After narrowing down a long list of artists, the committee reached out to Preston Jackson, an African-American artist located in Peoria, Ill., in 2017.

Welch said Jackson immediately fell in love with the committee and the project.

“We loved his work, and he seemed to really love us,” Welch said. “That’s how this whole thing got started. It was a group of good people working together.”

Brackens said Jackson came to St. Louis to get a tour of North Webster. He dove into the history of the area by reading Henrietta Ambrose’s “North Webster: A Photographic History of a Black Community,” one of the few written accounts of the local history. Jackson drew up a visual concept of what the statue would look like free of charge for the committee.

In Jackson’s design, the sculpture is a dark and tall, arm-shaped structure, with the images of North Webster and its community members carved into reliefs all along its sides. The images are not based on a specific year or decade in the area’s history. They are meant to encompass all of North Webster’s history, as well as all of the people who have lived in and contributed to the community in its over 150 years of existence.

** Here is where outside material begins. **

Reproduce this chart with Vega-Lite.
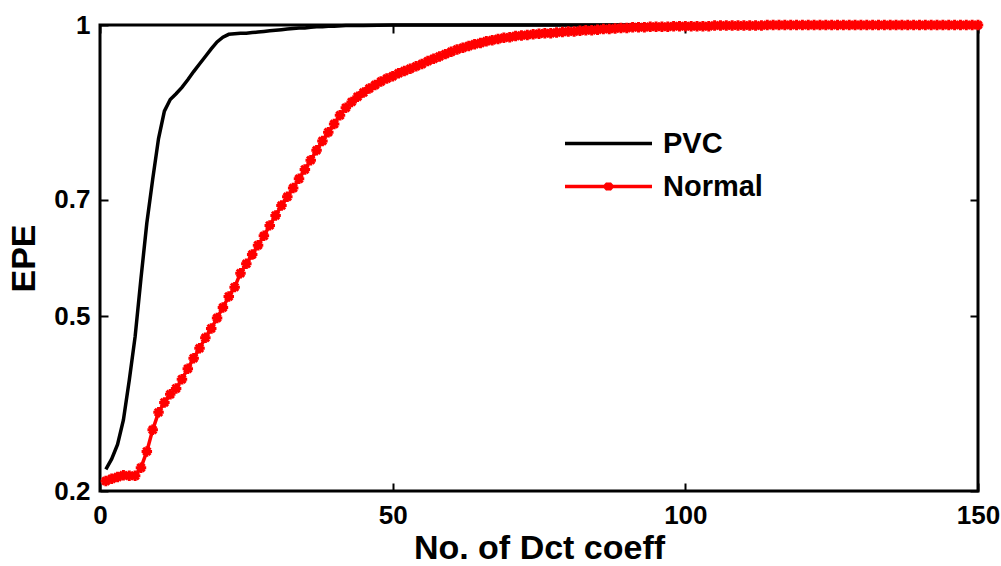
{
  "$schema": "https://vega.github.io/schema/vega-lite/v6.json",
  "width": 878,
  "height": 466,
  "autosize": "none",
  "padding": {"left": 100, "top": 25, "right": 23, "bottom": 75},
  "background": "white",
  "config": {
    "view": {"stroke": "black", "strokeWidth": 3},
    "axis": {
      "domain": false,
      "grid": false,
      "tickColor": "black",
      "tickWidth": 2,
      "tickSize": -8,
      "labelFlush": false,
      "labelFont": "Liberation Sans",
      "labelFontWeight": "bold",
      "labelFontSize": 26,
      "labelColor": "black",
      "titleFont": "Liberation Sans",
      "titleFontWeight": "bold",
      "titleFontSize": 34,
      "titleColor": "black"
    }
  },
  "data": {
    "values": [
      {"x": 1, "v": 0.237, "s": "PVC"}, {"x": 2, "v": 0.255, "s": "PVC"}, {"x": 3, "v": 0.28, "s": "PVC"}, {"x": 4, "v": 0.322, "s": "PVC"}, {"x": 5, "v": 0.39, "s": "PVC"},
      {"x": 6, "v": 0.465, "s": "PVC"}, {"x": 7, "v": 0.565, "s": "PVC"}, {"x": 8, "v": 0.66, "s": "PVC"}, {"x": 9, "v": 0.735, "s": "PVC"}, {"x": 10, "v": 0.805, "s": "PVC"},
      {"x": 11, "v": 0.852, "s": "PVC"}, {"x": 12, "v": 0.872, "s": "PVC"}, {"x": 13, "v": 0.882, "s": "PVC"}, {"x": 14, "v": 0.893, "s": "PVC"}, {"x": 15, "v": 0.906, "s": "PVC"},
      {"x": 16, "v": 0.92, "s": "PVC"}, {"x": 17, "v": 0.933, "s": "PVC"}, {"x": 18, "v": 0.946, "s": "PVC"}, {"x": 19, "v": 0.959, "s": "PVC"}, {"x": 20, "v": 0.971, "s": "PVC"},
      {"x": 21, "v": 0.979, "s": "PVC"}, {"x": 22, "v": 0.984, "s": "PVC"}, {"x": 23, "v": 0.985, "s": "PVC"}, {"x": 24, "v": 0.986, "s": "PVC"}, {"x": 25, "v": 0.986, "s": "PVC"},
      {"x": 26, "v": 0.987, "s": "PVC"}, {"x": 27, "v": 0.988, "s": "PVC"}, {"x": 28, "v": 0.989, "s": "PVC"}, {"x": 29, "v": 0.99, "s": "PVC"}, {"x": 30, "v": 0.991, "s": "PVC"},
      {"x": 31, "v": 0.992, "s": "PVC"}, {"x": 32, "v": 0.993, "s": "PVC"}, {"x": 33, "v": 0.994, "s": "PVC"}, {"x": 34, "v": 0.995, "s": "PVC"}, {"x": 35, "v": 0.995, "s": "PVC"},
      {"x": 36, "v": 0.996, "s": "PVC"}, {"x": 37, "v": 0.997, "s": "PVC"}, {"x": 38, "v": 0.997, "s": "PVC"}, {"x": 39, "v": 0.998, "s": "PVC"}, {"x": 40, "v": 0.998, "s": "PVC"},
      {"x": 42, "v": 0.999, "s": "PVC"}, {"x": 45, "v": 0.999, "s": "PVC"}, {"x": 50, "v": 1, "s": "PVC"}, {"x": 60, "v": 1, "s": "PVC"}, {"x": 80, "v": 1, "s": "PVC"},
      {"x": 100, "v": 1, "s": "PVC"}, {"x": 120, "v": 1, "s": "PVC"}, {"x": 150, "v": 1, "s": "PVC"},
      {"x": 1, "v": 0.217, "s": "Normal"}, {"x": 2, "v": 0.221, "s": "Normal"}, {"x": 3, "v": 0.224, "s": "Normal"}, {"x": 4, "v": 0.227, "s": "Normal"}, {"x": 5, "v": 0.226, "s": "Normal"},
      {"x": 6, "v": 0.226, "s": "Normal"}, {"x": 7, "v": 0.24, "s": "Normal"}, {"x": 8, "v": 0.268, "s": "Normal"}, {"x": 9, "v": 0.305, "s": "Normal"}, {"x": 10, "v": 0.335, "s": "Normal"},
      {"x": 11, "v": 0.352, "s": "Normal"}, {"x": 12, "v": 0.366, "s": "Normal"}, {"x": 13, "v": 0.376, "s": "Normal"}, {"x": 14, "v": 0.392, "s": "Normal"}, {"x": 15, "v": 0.41, "s": "Normal"},
      {"x": 16, "v": 0.428, "s": "Normal"}, {"x": 17, "v": 0.445, "s": "Normal"}, {"x": 18, "v": 0.463, "s": "Normal"}, {"x": 19, "v": 0.479, "s": "Normal"}, {"x": 20, "v": 0.497, "s": "Normal"},
      {"x": 21, "v": 0.515, "s": "Normal"}, {"x": 22, "v": 0.534, "s": "Normal"}, {"x": 23, "v": 0.55, "s": "Normal"}, {"x": 24, "v": 0.574, "s": "Normal"}, {"x": 25, "v": 0.59, "s": "Normal"},
      {"x": 26, "v": 0.606, "s": "Normal"}, {"x": 27, "v": 0.622, "s": "Normal"}, {"x": 28, "v": 0.638, "s": "Normal"}, {"x": 29, "v": 0.656, "s": "Normal"}, {"x": 30, "v": 0.673, "s": "Normal"},
      {"x": 31, "v": 0.69, "s": "Normal"}, {"x": 32, "v": 0.705, "s": "Normal"}, {"x": 33, "v": 0.72, "s": "Normal"}, {"x": 34, "v": 0.736, "s": "Normal"}, {"x": 35, "v": 0.752, "s": "Normal"},
      {"x": 36, "v": 0.768, "s": "Normal"}, {"x": 37, "v": 0.785, "s": "Normal"}, {"x": 38, "v": 0.801, "s": "Normal"}, {"x": 39, "v": 0.816, "s": "Normal"}, {"x": 40, "v": 0.83, "s": "Normal"},
      {"x": 41, "v": 0.845, "s": "Normal"}, {"x": 42, "v": 0.858, "s": "Normal"}, {"x": 43, "v": 0.868, "s": "Normal"}, {"x": 44, "v": 0.877, "s": "Normal"}, {"x": 45, "v": 0.884, "s": "Normal"},
      {"x": 46, "v": 0.891, "s": "Normal"}, {"x": 47, "v": 0.897, "s": "Normal"}, {"x": 48, "v": 0.903, "s": "Normal"}, {"x": 49, "v": 0.908, "s": "Normal"}, {"x": 50, "v": 0.912, "s": "Normal"},
      {"x": 51, "v": 0.917, "s": "Normal"}, {"x": 52, "v": 0.921, "s": "Normal"}, {"x": 53, "v": 0.925, "s": "Normal"}, {"x": 54, "v": 0.929, "s": "Normal"}, {"x": 55, "v": 0.933, "s": "Normal"},
      {"x": 56, "v": 0.938, "s": "Normal"}, {"x": 57, "v": 0.942, "s": "Normal"}, {"x": 58, "v": 0.946, "s": "Normal"}, {"x": 59, "v": 0.95, "s": "Normal"}, {"x": 60, "v": 0.954, "s": "Normal"},
      {"x": 61, "v": 0.958, "s": "Normal"}, {"x": 62, "v": 0.961, "s": "Normal"}, {"x": 63, "v": 0.964, "s": "Normal"}, {"x": 64, "v": 0.967, "s": "Normal"}, {"x": 65, "v": 0.969, "s": "Normal"},
      {"x": 66, "v": 0.972, "s": "Normal"}, {"x": 67, "v": 0.974, "s": "Normal"}, {"x": 68, "v": 0.976, "s": "Normal"}, {"x": 69, "v": 0.978, "s": "Normal"}, {"x": 70, "v": 0.979, "s": "Normal"},
      {"x": 71, "v": 0.981, "s": "Normal"}, {"x": 72, "v": 0.982, "s": "Normal"}, {"x": 73, "v": 0.983, "s": "Normal"}, {"x": 74, "v": 0.984, "s": "Normal"}, {"x": 75, "v": 0.985, "s": "Normal"},
      {"x": 76, "v": 0.986, "s": "Normal"}, {"x": 77, "v": 0.986, "s": "Normal"}, {"x": 78, "v": 0.987, "s": "Normal"}, {"x": 79, "v": 0.988, "s": "Normal"}, {"x": 80, "v": 0.989, "s": "Normal"},
      {"x": 81, "v": 0.989, "s": "Normal"}, {"x": 82, "v": 0.99, "s": "Normal"}, {"x": 83, "v": 0.991, "s": "Normal"}, {"x": 84, "v": 0.991, "s": "Normal"}, {"x": 85, "v": 0.992, "s": "Normal"},
      {"x": 86, "v": 0.993, "s": "Normal"}, {"x": 87, "v": 0.993, "s": "Normal"}, {"x": 88, "v": 0.994, "s": "Normal"}, {"x": 89, "v": 0.995, "s": "Normal"}, {"x": 90, "v": 0.995, "s": "Normal"},
      {"x": 91, "v": 0.996, "s": "Normal"}, {"x": 92, "v": 0.996, "s": "Normal"}, {"x": 93, "v": 0.996, "s": "Normal"}, {"x": 94, "v": 0.997, "s": "Normal"}, {"x": 95, "v": 0.997, "s": "Normal"},
      {"x": 96, "v": 0.997, "s": "Normal"}, {"x": 97, "v": 0.997, "s": "Normal"}, {"x": 98, "v": 0.998, "s": "Normal"}, {"x": 99, "v": 0.998, "s": "Normal"}, {"x": 100, "v": 0.998, "s": "Normal"},
      {"x": 101, "v": 0.998, "s": "Normal"}, {"x": 102, "v": 0.998, "s": "Normal"}, {"x": 103, "v": 0.998, "s": "Normal"}, {"x": 104, "v": 0.998, "s": "Normal"}, {"x": 105, "v": 0.999, "s": "Normal"},
      {"x": 106, "v": 0.999, "s": "Normal"}, {"x": 107, "v": 0.999, "s": "Normal"}, {"x": 108, "v": 0.999, "s": "Normal"}, {"x": 109, "v": 0.999, "s": "Normal"}, {"x": 110, "v": 0.999, "s": "Normal"},
      {"x": 111, "v": 0.999, "s": "Normal"}, {"x": 112, "v": 0.999, "s": "Normal"}, {"x": 113, "v": 0.999, "s": "Normal"}, {"x": 114, "v": 1, "s": "Normal"}, {"x": 115, "v": 1, "s": "Normal"},
      {"x": 116, "v": 1, "s": "Normal"}, {"x": 117, "v": 1, "s": "Normal"}, {"x": 118, "v": 1, "s": "Normal"}, {"x": 119, "v": 1, "s": "Normal"}, {"x": 120, "v": 1, "s": "Normal"},
      {"x": 121, "v": 1, "s": "Normal"}, {"x": 122, "v": 1, "s": "Normal"}, {"x": 123, "v": 1, "s": "Normal"}, {"x": 124, "v": 1, "s": "Normal"}, {"x": 125, "v": 1, "s": "Normal"},
      {"x": 126, "v": 1, "s": "Normal"}, {"x": 127, "v": 1, "s": "Normal"}, {"x": 128, "v": 1, "s": "Normal"}, {"x": 129, "v": 1, "s": "Normal"}, {"x": 130, "v": 1, "s": "Normal"},
      {"x": 131, "v": 1, "s": "Normal"}, {"x": 132, "v": 1, "s": "Normal"}, {"x": 133, "v": 1, "s": "Normal"}, {"x": 134, "v": 1, "s": "Normal"}, {"x": 135, "v": 1, "s": "Normal"},
      {"x": 136, "v": 1, "s": "Normal"}, {"x": 137, "v": 1, "s": "Normal"}, {"x": 138, "v": 1, "s": "Normal"}, {"x": 139, "v": 1, "s": "Normal"}, {"x": 140, "v": 1, "s": "Normal"},
      {"x": 141, "v": 1, "s": "Normal"}, {"x": 142, "v": 1, "s": "Normal"}, {"x": 143, "v": 1, "s": "Normal"}, {"x": 144, "v": 1, "s": "Normal"}, {"x": 145, "v": 1, "s": "Normal"},
      {"x": 146, "v": 1, "s": "Normal"}, {"x": 147, "v": 1, "s": "Normal"}, {"x": 148, "v": 1, "s": "Normal"}, {"x": 149, "v": 1, "s": "Normal"}, {"x": 150, "v": 1, "s": "Normal"}
    ]
  },
  "layer": [
    {
      "mark": {"type": "line", "strokeWidth": 3.5, "clip": false},
      "encoding": {
        "x": {"field": "x", "type": "quantitative", "scale": {"domain": [0, 150], "nice": false, "zero": false},
          "axis": {"orient": "bottom", "values": [0, 50, 100, 150], "labelPadding": 19, "title": "No. of Dct coeff", "titlePadding": 3}},
        "y": {"field": "v", "type": "quantitative", "scale": {"domain": [0.2, 1], "nice": false, "zero": false},
          "axis": {"orient": "left", "values": [0.2, 0.5, 0.7, 1], "format": "~g", "labelPadding": 18, "title": "EPE", "titlePadding": 12}},
        "color": {"field": "s", "type": "nominal", "scale": {"domain": ["PVC", "Normal"], "range": ["black", "red"]},
          "legend": {
            "orient": "none", "legendX": 463, "legendY": 97, "title": null,
            "symbolType": "M-1,0H1", "symbolSize": 7569, "symbolStrokeWidth": 3.5,
            "labelFont": "Liberation Sans", "labelFontWeight": "bold", "labelFontSize": 29, "labelColor": "black",
            "labelOffset": 9, "clipHeight": 43, "rowPadding": 0,
            "encode": {"symbols": {"update": {"shape": [
              {"test": "datum.value === 'Normal'", "value": "M-1,0H1M0,-0.09V0.09M-0.08,-0.07L0.08,0.07M-0.08,0.07L0.08,-0.07"},
              {"value": "M-1,0H1"}
            ]}}}
          }}
      }
    },
    {
      "transform": [{"filter": "datum.s === 'Normal'"}],
      "mark": {"type": "point", "shape": "M-1,0H1M0,-1V1M-0.7,-0.7L0.7,0.7M-0.7,0.7L0.7,-0.7", "size": 110, "stroke": "red", "strokeWidth": 3, "filled": false, "fill": null, "opacity": 1, "strokeOpacity": 1, "clip": false},
      "encoding": {
        "x": {"field": "x", "type": "quantitative", "axis": {"orient": "top", "values": [0, 50, 100, 150], "labels": false, "title": null}},
        "y": {"field": "v", "type": "quantitative", "axis": {"orient": "right", "values": [0.2, 0.5, 0.7, 1], "labels": false, "title": null}}
      }
    }
  ],
  "resolve": {"axis": {"x": "independent", "y": "independent"}}
}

“It covers everything and that’s why it’s a piece that is still moving,” Brackens said. “It’s reaching, it’s reaching up and reaching out. It’s a piece in motion, it commemorates the past but it’s still moving. That’s what I loved about it at first glance.”

The total cost of the sculpture is $150,000. Brackens said the committee is more than halfway to its goal, with the first $75,000 donated by the Steve and Linda Finerty Foundation. Other donations have been made by various other charities and individuals from the Webster and larger St. Louis area.

The statue will feature numerous depictions of the people who lived in Webster Groves throughout its history.
The statue will feature numerous depictions of the people who lived in Webster Groves throughout its history.

Donations can be made to the Arts Commission of Webster Grove. Contributors also have the option to buy a 4” by 8” brick for $100 or an 8” by 8” brick for $180 through the Pave the Way program. These bricks would have the names of the donators engraved on them. All of the donated bricks together are planned to make a path which circles around Barbre Park and past the sculpture.

Brackens said he already bought his brick with both his and his wife’s name engraved on it. He said he is proud to know his name will be walked on by park visitors on their way to see the statue.

“100 years from now, when people walk past that statue and walk their grandchildren by the statue they’ll go “Oh, what’s this all about,’” Brackens said. “There was a community here that you don’t know anything about. They are markers in time that point towards the future but also remind you of your past.”